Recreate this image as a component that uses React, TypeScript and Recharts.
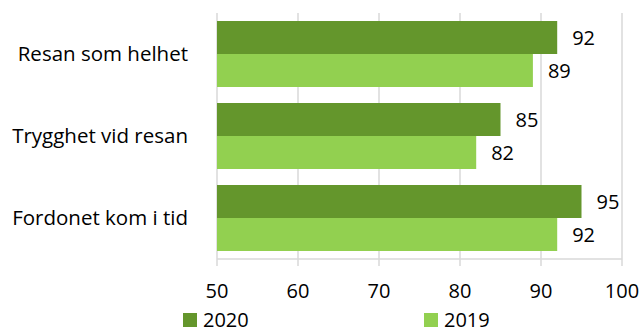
import React from 'react';
import { BarChart, Bar, XAxis, YAxis, CartesianGrid, LabelList } from 'recharts';

const categories = ['Resan som helhet', 'Trygghet vid resan', 'Fordonet kom i tid'];
const values2020 = [92, 85, 95];
const values2019 = [89, 82, 92];
const xTicks = [50, 60, 70, 80, 90, 100];

const DARK = '#64962C';
const LIGHT = '#92D050';
const FONT = '"Open Sans", sans-serif';

const data = categories.map((name, i) => ({
  name,
  y2020: values2020[i],
  y2019: values2019[i],
}));

const App: React.FC = () => {
  return (
    <div style={{ position: 'absolute', left: 0, top: 0, width: 642, height: 335, fontFamily: FONT, overflow: 'hidden' }}>
      <BarChart
        width={642}
        height={335}
        data={data}
        layout="vertical"
        margin={{ top: 13, right: 20, left: 0, bottom: 0 }}
        barCategoryGap={8}
        barGap={0}
      >
        <CartesianGrid horizontal={false} stroke="#d9d9d9" strokeWidth={1.5} />
        <XAxis
          type="number"
          domain={[50, 100]}
          ticks={xTicks}
          allowDataOverflow
          height={76}
          stroke="#d9d9d9"
          strokeWidth={1.5}
          tickSize={7}
          tickMargin={18}
          tick={{ fill: '#000', fontSize: 20, fontFamily: FONT }}
        />
        <YAxis
          type="category"
          dataKey="name"
          width={217}
          axisLine={false}
          tickLine={false}
          tickMargin={23}
          tick={{ fill: '#000', fontSize: 20.5, fontFamily: FONT }}
        />
        <Bar dataKey="y2020" fill={DARK} isAnimationActive={false}>
          <LabelList dataKey="y2020" position="right" offset={15} fill="#000" fontSize={20} fontFamily={FONT} />
        </Bar>
        <Bar dataKey="y2019" fill={LIGHT} isAnimationActive={false}>
          <LabelList dataKey="y2019" position="right" offset={15} fill="#000" fontSize={20} fontFamily={FONT} />
        </Bar>
      </BarChart>
      {/* legend sits at the very bottom edge, like the source */}
      <div style={{ position: 'absolute', left: 183, top: 306, display: 'flex', alignItems: 'center', fontSize: 20, color: '#000', lineHeight: '28px' }}>
        <span style={{ display: 'inline-block', width: 14, height: 14, background: DARK, marginRight: 6 }} />
        <span style={{ width: 221 }}>2020</span>
        <span style={{ display: 'inline-block', width: 14, height: 14, background: LIGHT, marginRight: 6 }} />
        <span>2019</span>
      </div>
    </div>
  );
};

export default App;
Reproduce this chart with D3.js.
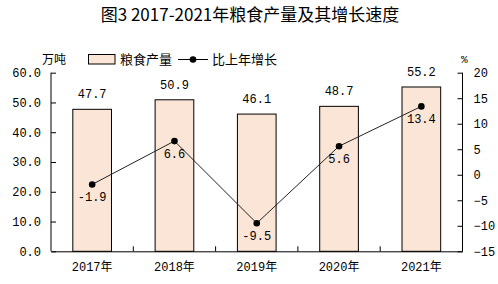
<!DOCTYPE html>
<html lang="zh">
<head>
<meta charset="utf-8">
<title>图3 2017-2021年粮食产量及其增长速度</title>
<style>
  body { margin: 0; background: #fff; }
  svg text { font-family: "Liberation Mono", "Noto Sans CJK SC", monospace; fill: #000; }
  .title { font-family: "Noto Sans CJK SC", sans-serif; font-size: 17px; font-weight: 400; }
</style>
</head>
<body>
<svg id="chart" width="498" height="284"></svg>
<script src="https://cdn.jsdelivr.net/npm/d3@7"></script>
<script>
// data
var years = ["2017年", "2018年", "2019年", "2020年", "2021年"];
var output = [47.7, 50.9, 46.1, 48.7, 55.2];   // 万吨
var growth = [-1.9, 6.6, -9.5, 5.6, 13.4];     // %
var leftTicks = [0, 10, 20, 30, 40, 50, 60];
var rightTicks = [-15, -10, -5, 0, 5, 10, 15, 20];

var svg = d3.select("#chart");
var plotLeft = 51, plotRight = 462.5, plotTop = 72.7, plotBottom = 251.3;

var x = d3.scaleBand().domain(years).range([plotLeft, plotRight]).padding(0);
var yL = d3.scaleLinear().domain([0, 60]).range([plotBottom, plotTop]);
var yR = d3.scaleLinear().domain([-15, 20]).range([plotBottom, plotTop]);
var barW = x.bandwidth() * 0.47;
function cx(i) { return x(years[i]) + x.bandwidth() / 2; }

svg.append("text").attr("class", "title")
    .attr("x", 250).attr("y", 21).attr("text-anchor", "middle")
    .text("图3 2017-2021年粮食产量及其增长速度");

// bars
svg.append("g").selectAll("rect")
    .data(output)
    .enter().append("rect")
    .attr("x", function(d, i) { return cx(i) - barW / 2; })
    .attr("y", function(d) { return yL(d); })
    .attr("width", barW)
    .attr("height", function(d) { return plotBottom - yL(d); })
    .attr("fill", "#fbe5d6")
    .attr("stroke", "#000")
    .attr("stroke-width", 1);

svg.append("g").selectAll("text")
    .data(output)
    .enter().append("text")
    .attr("x", function(d, i) { return cx(i); })
    .attr("y", function(d) { return yL(d) - 11; })
    .attr("text-anchor", "middle")
    .style("font-size", "12px")
    .text(function(d) { return d.toFixed(1); });

// axes
var axL = d3.axisLeft(yL).tickValues(leftTicks).tickSize(-5).tickPadding(10)
    .tickFormat(d3.format(".1f"));
var axR = d3.axisRight(yR).tickValues(rightTicks).tickSize(-5).tickPadding(11);
var axB = d3.axisBottom(x).tickSize(0).tickPadding(11);

function styleAxis(g) {
  g.select(".domain").attr("stroke", "#000");
  g.selectAll(".tick line").attr("stroke", "#000");
  g.selectAll("text").style("font-size", "12px")
    .style("font-family", "\"Liberation Mono\", \"Noto Sans CJK SC\", monospace");
}

svg.append("g").attr("transform", "translate(" + plotLeft + ",0)").call(axL).call(styleAxis)
    .select(".domain").attr("d", "M0," + plotTop + "V" + plotBottom);
svg.append("g").attr("transform", "translate(" + plotRight + ",0)").call(axR).call(styleAxis)
    .select(".domain").attr("d", "M0," + plotTop + "V" + plotBottom);
svg.append("g").attr("transform", "translate(0," + plotBottom + ")").call(axB).call(styleAxis);

// category boundary ticks
svg.append("g").selectAll("line")
    .data(years.slice(1))
    .enter().append("line")
    .attr("x1", function(d) { return x(d); })
    .attr("x2", function(d) { return x(d); })
    .attr("y1", plotBottom).attr("y2", plotBottom - 5)
    .attr("stroke", "#000");

// growth line
var line = d3.line()
    .x(function(d, i) { return cx(i); })
    .y(function(d) { return yR(d); });

svg.append("path").datum(growth)
    .attr("d", line)
    .attr("fill", "none")
    .attr("stroke", "#222")
    .attr("stroke-width", 1);

svg.append("g").selectAll("circle")
    .data(growth)
    .enter().append("circle")
    .attr("cx", function(d, i) { return cx(i); })
    .attr("cy", function(d) { return yR(d); })
    .attr("r", 3.3)
    .attr("fill", "#000");

svg.append("g").selectAll("text")
    .data(growth)
    .enter().append("text")
    .attr("x", function(d, i) { return cx(i); })
    .attr("y", function(d) { return yR(d) + 17; })
    .attr("text-anchor", "middle")
    .style("font-size", "12px")
    .text(function(d) { return d.toFixed(1); });

// units and legend
svg.append("text").attr("x", 42).attr("y", 64).style("font-size", "12px").text("万吨");
svg.append("text").attr("x", 461).attr("y", 63).style("font-size", "11px").text("%");

svg.append("rect").attr("x", 88.5).attr("y", 54.5).attr("width", 26.5).attr("height", 9.5)
    .attr("fill", "#fbe5d6").attr("stroke", "#000");
svg.append("text").attr("x", 120).attr("y", 64).style("font-size", "13px").text("粮食产量");

svg.append("line").attr("x1", 178).attr("x2", 208).attr("y1", 59.5).attr("y2", 59.5)
    .attr("stroke", "#000");
svg.append("circle").attr("cx", 193).attr("cy", 59.5).attr("r", 3.3).attr("fill", "#000");
svg.append("text").attr("x", 212).attr("y", 64).style("font-size", "13px").text("比上年增长");
</script>
</body>
</html>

=== Stated goal ===
All records should be output exactly, with the pictures left out.

=== Response ===
Recreate this image as a component that uses React, TypeScript and Recharts.
import React from 'react';
import { BarChart, Bar, XAxis, YAxis, CartesianGrid, LabelList } from 'recharts';

const categories = ['Resan som helhet', 'Trygghet vid resan', 'Fordonet kom i tid'];
const values2020 = [92, 85, 95];
const values2019 = [89, 82, 92];
const xTicks = [50, 60, 70, 80, 90, 100];

const DARK = '#64962C';
const LIGHT = '#92D050';
const FONT = '"Open Sans", sans-serif';

const data = categories.map((name, i) => ({
  name,
  y2020: values2020[i],
  y2019: values2019[i],
}));

const App: React.FC = () => {
  return (
    <div style={{ position: 'absolute', left: 0, top: 0, width: 642, height: 335, fontFamily: FONT, overflow: 'hidden' }}>
      <BarChart
        width={642}
        height={335}
        data={data}
        layout="vertical"
        margin={{ top: 13, right: 20, left: 0, bottom: 0 }}
        barCategoryGap={8}
        barGap={0}
      >
        <CartesianGrid horizontal={false} stroke="#d9d9d9" strokeWidth={1.5} />
        <XAxis
          type="number"
          domain={[50, 100]}
          ticks={xTicks}
          allowDataOverflow
          height={76}
          stroke="#d9d9d9"
          strokeWidth={1.5}
          tickSize={7}
          tickMargin={18}
          tick={{ fill: '#000', fontSize: 20, fontFamily: FONT }}
        />
        <YAxis
          type="category"
          dataKey="name"
          width={217}
          axisLine={false}
          tickLine={false}
          tickMargin={23}
          tick={{ fill: '#000', fontSize: 20.5, fontFamily: FONT }}
        />
        <Bar dataKey="y2020" fill={DARK} isAnimationActive={false}>
          <LabelList dataKey="y2020" position="right" offset={15} fill="#000" fontSize={20} fontFamily={FONT} />
        </Bar>
        <Bar dataKey="y2019" fill={LIGHT} isAnimationActive={false}>
          <LabelList dataKey="y2019" position="right" offset={15} fill="#000" fontSize={20} fontFamily={FONT} />
        </Bar>
      </BarChart>
      {/* legend sits at the very bottom edge, like the source */}
      <div style={{ position: 'absolute', left: 183, top: 306, display: 'flex', alignItems: 'center', fontSize: 20, color: '#000', lineHeight: '28px' }}>
        <span style={{ display: 'inline-block', width: 14, height: 14, background: DARK, marginRight: 6 }} />
        <span style={{ width: 221 }}>2020</span>
        <span style={{ display: 'inline-block', width: 14, height: 14, background: LIGHT, marginRight: 6 }} />
        <span>2019</span>
      </div>
    </div>
  );
};

export default App;
Reproduce this chart with D3.js.
<!DOCTYPE html>
<html lang="zh">
<head>
<meta charset="utf-8">
<title>图3 2017-2021年粮食产量及其增长速度</title>
<style>
  body { margin: 0; background: #fff; }
  svg text { font-family: "Liberation Mono", "Noto Sans CJK SC", monospace; fill: #000; }
  .title { font-family: "Noto Sans CJK SC", sans-serif; font-size: 17px; font-weight: 400; }
</style>
</head>
<body>
<svg id="chart" width="498" height="284"></svg>
<script src="https://cdn.jsdelivr.net/npm/d3@7"></script>
<script>
// data
var years = ["2017年", "2018年", "2019年", "2020年", "2021年"];
var output = [47.7, 50.9, 46.1, 48.7, 55.2];   // 万吨
var growth = [-1.9, 6.6, -9.5, 5.6, 13.4];     // %
var leftTicks = [0, 10, 20, 30, 40, 50, 60];
var rightTicks = [-15, -10, -5, 0, 5, 10, 15, 20];

var svg = d3.select("#chart");
var plotLeft = 51, plotRight = 462.5, plotTop = 72.7, plotBottom = 251.3;

var x = d3.scaleBand().domain(years).range([plotLeft, plotRight]).padding(0);
var yL = d3.scaleLinear().domain([0, 60]).range([plotBottom, plotTop]);
var yR = d3.scaleLinear().domain([-15, 20]).range([plotBottom, plotTop]);
var barW = x.bandwidth() * 0.47;
function cx(i) { return x(years[i]) + x.bandwidth() / 2; }

svg.append("text").attr("class", "title")
    .attr("x", 250).attr("y", 21).attr("text-anchor", "middle")
    .text("图3 2017-2021年粮食产量及其增长速度");

// bars
svg.append("g").selectAll("rect")
    .data(output)
    .enter().append("rect")
    .attr("x", function(d, i) { return cx(i) - barW / 2; })
    .attr("y", function(d) { return yL(d); })
    .attr("width", barW)
    .attr("height", function(d) { return plotBottom - yL(d); })
    .attr("fill", "#fbe5d6")
    .attr("stroke", "#000")
    .attr("stroke-width", 1);

svg.append("g").selectAll("text")
    .data(output)
    .enter().append("text")
    .attr("x", function(d, i) { return cx(i); })
    .attr("y", function(d) { return yL(d) - 11; })
    .attr("text-anchor", "middle")
    .style("font-size", "12px")
    .text(function(d) { return d.toFixed(1); });

// axes
var axL = d3.axisLeft(yL).tickValues(leftTicks).tickSize(-5).tickPadding(10)
    .tickFormat(d3.format(".1f"));
var axR = d3.axisRight(yR).tickValues(rightTicks).tickSize(-5).tickPadding(11);
var axB = d3.axisBottom(x).tickSize(0).tickPadding(11);

function styleAxis(g) {
  g.select(".domain").attr("stroke", "#000");
  g.selectAll(".tick line").attr("stroke", "#000");
  g.selectAll("text").style("font-size", "12px")
    .style("font-family", "\"Liberation Mono\", \"Noto Sans CJK SC\", monospace");
}

svg.append("g").attr("transform", "translate(" + plotLeft + ",0)").call(axL).call(styleAxis)
    .select(".domain").attr("d", "M0," + plotTop + "V" + plotBottom);
svg.append("g").attr("transform", "translate(" + plotRight + ",0)").call(axR).call(styleAxis)
    .select(".domain").attr("d", "M0," + plotTop + "V" + plotBottom);
svg.append("g").attr("transform", "translate(0," + plotBottom + ")").call(axB).call(styleAxis);

// category boundary ticks
svg.append("g").selectAll("line")
    .data(years.slice(1))
    .enter().append("line")
    .attr("x1", function(d) { return x(d); })
    .attr("x2", function(d) { return x(d); })
    .attr("y1", plotBottom).attr("y2", plotBottom - 5)
    .attr("stroke", "#000");

// growth line
var line = d3.line()
    .x(function(d, i) { return cx(i); })
    .y(function(d) { return yR(d); });

svg.append("path").datum(growth)
    .attr("d", line)
    .attr("fill", "none")
    .attr("stroke", "#222")
    .attr("stroke-width", 1);

svg.append("g").selectAll("circle")
    .data(growth)
    .enter().append("circle")
    .attr("cx", function(d, i) { return cx(i); })
    .attr("cy", function(d) { return yR(d); })
    .attr("r", 3.3)
    .attr("fill", "#000");

svg.append("g").selectAll("text")
    .data(growth)
    .enter().append("text")
    .attr("x", function(d, i) { return cx(i); })
    .attr("y", function(d) { return yR(d) + 17; })
    .attr("text-anchor", "middle")
    .style("font-size", "12px")
    .text(function(d) { return d.toFixed(1); });

// units and legend
svg.append("text").attr("x", 42).attr("y", 64).style("font-size", "12px").text("万吨");
svg.append("text").attr("x", 461).attr("y", 63).style("font-size", "11px").text("%");

svg.append("rect").attr("x", 88.5).attr("y", 54.5).attr("width", 26.5).attr("height", 9.5)
    .attr("fill", "#fbe5d6").attr("stroke", "#000");
svg.append("text").attr("x", 120).attr("y", 64).style("font-size", "13px").text("粮食产量");

svg.append("line").attr("x1", 178).attr("x2", 208).attr("y1", 59.5).attr("y2", 59.5)
    .attr("stroke", "#000");
svg.append("circle").attr("cx", 193).attr("cy", 59.5).attr("r", 3.3).attr("fill", "#000");
svg.append("text").attr("x", 212).attr("y", 64).style("font-size", "13px").text("比上年增长");
</script>
</body>
</html>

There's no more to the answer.